Hasta estas profundidades nos lleva La piscina, nos hunde en nosotros mismos hasta sentirnos carentes y diestros en la humana dosis en que lo son estos personajes.

 

La mudez voluntaria (o ¿en qué medida involuntaria?) de uno de ellos, un muchacho de buena disposición física; nos completa el discurso de la película en este sentido. Los verdaderos límites existen en la mente. Por momentos quisiéramos hacerle como la chica discapacitada, forzarlo para que hable, no dejarlo salir a la superficie hasta que diga al menos una palabra.

 

Luego comprendemos que las palabras dicen, pero no aún lo suficiente sobre alguien.

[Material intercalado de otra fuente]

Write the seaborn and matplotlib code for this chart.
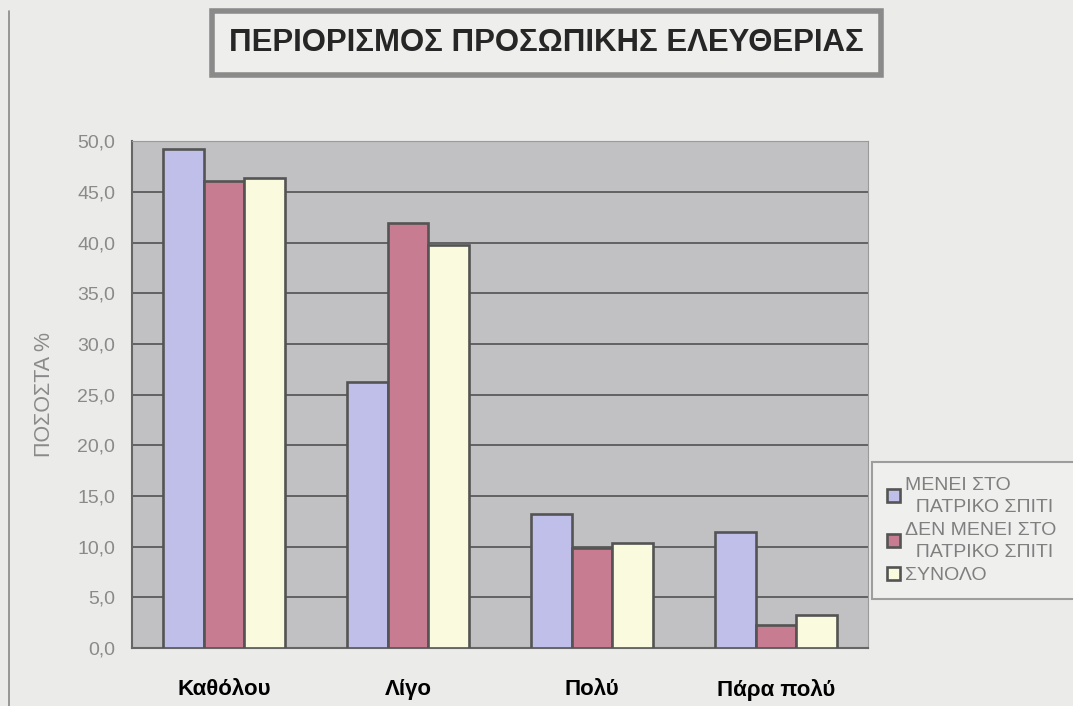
import numpy as np
import pandas as pd
import matplotlib
matplotlib.use('Agg')
import matplotlib.pyplot as plt
import seaborn as sns
from matplotlib.ticker import FuncFormatter

categories = ["Καθόλου", "Λίγο", "Πολύ", "Πάρα πολύ"]
series = ["ΜΕΝΕΙ ΣΤΟ\n  ΠΑΤΡΙΚΟ ΣΠΙΤΙ", "ΔΕΝ ΜΕΝΕΙ ΣΤΟ\n  ΠΑΤΡΙΚΟ ΣΠΙΤΙ", "ΣΥΝΟΛΟ"]
stays = [49.2, 26.2, 13.2, 11.5]
not_stays = [46.1, 41.9, 9.9, 2.3]
total = [46.4, 39.8, 10.4, 3.3]

df = pd.DataFrame({
    "cat": categories * 3,
    "grp": [series[0]] * 4 + [series[1]] * 4 + [series[2]] * 4,
    "val": stays + not_stays + total,
})

sns.set_style("white")
plt.rcParams['font.family'] = ['Liberation Sans', 'DejaVu Sans']

colors = ["#b8b8f0", "#d4708c", "#ffffda"]

fig = plt.figure(figsize=(10.73, 7.06), dpi=100)
fig.patch.set_facecolor("#ebebe9")
ax = fig.add_axes([0.123, 0.082, 0.686, 0.718])
ax.set_facecolor("#c1c1c3")

sns.barplot(data=df, x="cat", y="val", hue="grp", palette=colors, width=0.66,
            edgecolor="#545454", linewidth=1.9, ax=ax, zorder=3)

ax.set_ylim(0, 50)
ax.set_yticks(np.arange(0, 51, 5))
ax.yaxis.set_major_formatter(FuncFormatter(lambda v, p: f"{v:.1f}".replace(".", ",")))
ax.grid(axis="y", color="#5a5a5a", linewidth=1.3, zorder=0)
ax.tick_params(axis="y", colors="#8a8a8a", labelsize=14, length=6, width=1, direction="out", pad=6)
ax.tick_params(axis="x", labelsize=16, length=0, pad=22)
for t in ax.get_yticklabels():
    t.set_color("#8a8a8a")
for t in ax.get_xticklabels():
    t.set_fontweight("bold")
    t.set_color("black")
for s in ["left", "bottom"]:
    ax.spines[s].set_color("#666666")
    ax.spines[s].set_linewidth(1.5)
for s in ["top", "right"]:
    ax.spines[s].set_color("#9a9a9a")
ax.set_xlabel("")
ax.set_ylabel("ΠΟΣΟΣΤΑ %", color="#8a8a8a", fontsize=15.5, labelpad=16)

leg = ax.legend(loc="upper left", bbox_to_anchor=(1.006, 0.367, 0.3, 0.0), mode="expand",
                frameon=True, fontsize=14, handlelength=0.65, handleheight=0.65,
                handletextpad=0.25, labelspacing=0.3, borderpad=0.75, borderaxespad=0,
                fancybox=False, edgecolor="#8a8a8a", facecolor="#f1f1f0", labelcolor="#7f7f7f")
leg.get_frame().set_linewidth(1.5)
for t in leg.get_texts():
    t.set_linespacing(1.4)

fig.text(0.509, 0.939, "ΠΕΡΙΟΡΙΣΜΟΣ ΠΡΟΣΩΠΙΚΗΣ ΕΛΕΥΘΕΡΙΑΣ", ha="center", va="center",
         fontsize=22.4, fontweight="bold",
         bbox=dict(boxstyle="square,pad=0.55", facecolor="#eeeeec", edgecolor="#8a8a8a", linewidth=4))

fig.add_artist(plt.Line2D([0.008, 0.008], [0.0, 0.985], color="#888888", linewidth=1.2))

fig.savefig("out.png", dpi=100, facecolor=fig.get_facecolor())
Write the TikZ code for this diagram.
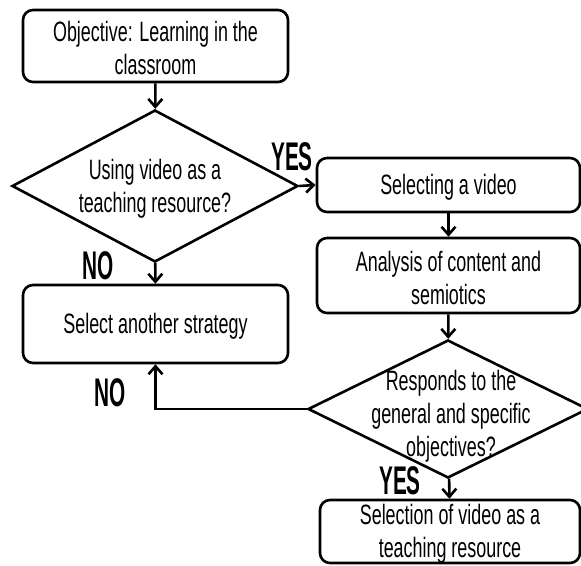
\documentclass[tikz,border=0pt]{standalone}
\usepackage{fontspec}
\setmainfont[FakeStretch=0.64]{Liberation Sans}
\newfontfamily\lblfont[FakeStretch=0.52]{Liberation Sans}
\usetikzlibrary{shapes.geometric,arrows.meta}
\tikzset{
  box/.style={draw, line width=2.6pt, rounded corners=10pt, inner sep=0pt},
  dia/.style={draw, line width=2.6pt, diamond, inner sep=0pt},
  txt/.style={align=center, font=\fontsize{28}{33}\selectfont, inner sep=0pt},
  lbl/.style={font=\lblfont\bfseries\fontsize{40}{40}\selectfont, inner sep=0pt},
  conn/.style={line width=2.6pt, -{Straight Barb[length=8pt,width=14pt,line width=2.6pt]}}
}
\begin{document}
\begin{tikzpicture}[x=1pt,y=-1pt]
\useasboundingbox (0,0) rectangle (581,565);
\node[box, minimum width=265pt, minimum height=72pt] (b1) at (155.5,46) {};
\node[txt] (t1) at (155.5,48) {Objective: Learning in the\\classroom};
\node[dia, minimum width=286pt, minimum height=152pt] (d1) at (155,186) {};
\node[txt] (t2) at (155,189) {Using video as a\\teaching resource?};
\node[box, minimum width=263pt, minimum height=54pt] (b2) at (448.5,185) {};
\node[txt] (t3) at (448.5,187) {Selecting a video};
\node[box, minimum width=263pt, minimum height=75pt] (b3) at (448.5,275.5) {};
\node[txt] (t4) at (448.5,278) {Analysis of content and\\semiotics};
\node[box, minimum width=265pt, minimum height=78pt] (b4) at (155.5,324) {};
\node[txt] (t5) at (155.5,326) {Select another strategy};
\node[dia, minimum width=280pt, minimum height=138pt] (d2) at (448,409) {};
\node[txt] (t6) at (451,416) {Responds to the\\general and specific\\objectives?};
\node[box, minimum width=260pt, minimum height=63pt] (b5) at (450,531.5) {};
\node[txt] (t7) at (450,534) {Selection of video as a\\teaching resource};
\draw[conn] (b1) -- (d1);
\draw[conn] (d1) -- (b4);
\draw[conn] (d1.east) -- (b2.west);
\draw[conn] (b2) -- (b3);
\draw[conn] (b3) -- (d2);
\draw[conn] (d2) -- (b5);
\draw[conn] (d2.west) -| (b4.south);
\node[lbl] (y1) at (292,157) {YES};
\node[lbl] (n1) at (98,266) {NO};
\node[lbl] (n2) at (110,393) {NO};
\node[lbl] (y2) at (400,481) {YES};
\end{tikzpicture}
\end{document}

Y comprendemos el sentimiento de retadora frustración que implica ser humano, no conocer a nuestros semejantes como si fueran libros abiertos, y no poder amenazarlos para que nos permitan leerlos.

 

De todas formas, para cualquier ser humano la naturaleza propia es un misterio. ¿Cómo revelar a otros un paisaje de nosotros mismos que aún vemos como en penumbras? Oscar, el muchacho que no habla, como cada uno de sus compañeros, aún no sabe que es un nadador, y no comprende que los verdaderos brazos y pies para nadar en esa piscina que es la vida están en su cabeza.

 

Habría que decir que la fotografía, el sonido y la edición de La piscina lograron un acople encomiable (que seguro viene del guión técnico); que este filme huye de las redundancias, que sitúa al espectador en una posición más creativa. Nos permite, por el ruido, imaginar la acción; por la voz, imaginar al hombre; por el rostro, imaginar la idea.

 

Se agradece esta desautomatización, este desmontaje crítico del lenguaje cinematográfico; que parecía en Cuba, después de la salida de Titón y Solás, un tanto estancado (y pasamos por alto, como los intentos fallidos que generalmente son, esas tomas con Parkinson, y esos pestañazos de planos; que se venden muchas veces como revolucionarios cuando de pedantes no pasan).

 

El entrenador observa los conflictos de cada muchacho, sus miedos y aspiraciones, como del pasado que representan para sus treinta y tantos años. Las edades van haciendo caer algunas preguntas como frutas maduras.

 

Pero quizás el significado de este entrenador en La piscina vaya más allá. Quizás. Él observa a los muchachos, los escucha y les pregunta como un Buda, como una especie de semidiós que todo lo conoce. Y cuando a su alrededor se preguntan por la utilidad de la piscina para estos chicos que no van a ganar olimpiadas, él hace silencio y se guarda la respuesta. Solo les pide que vuelvan al día siguiente.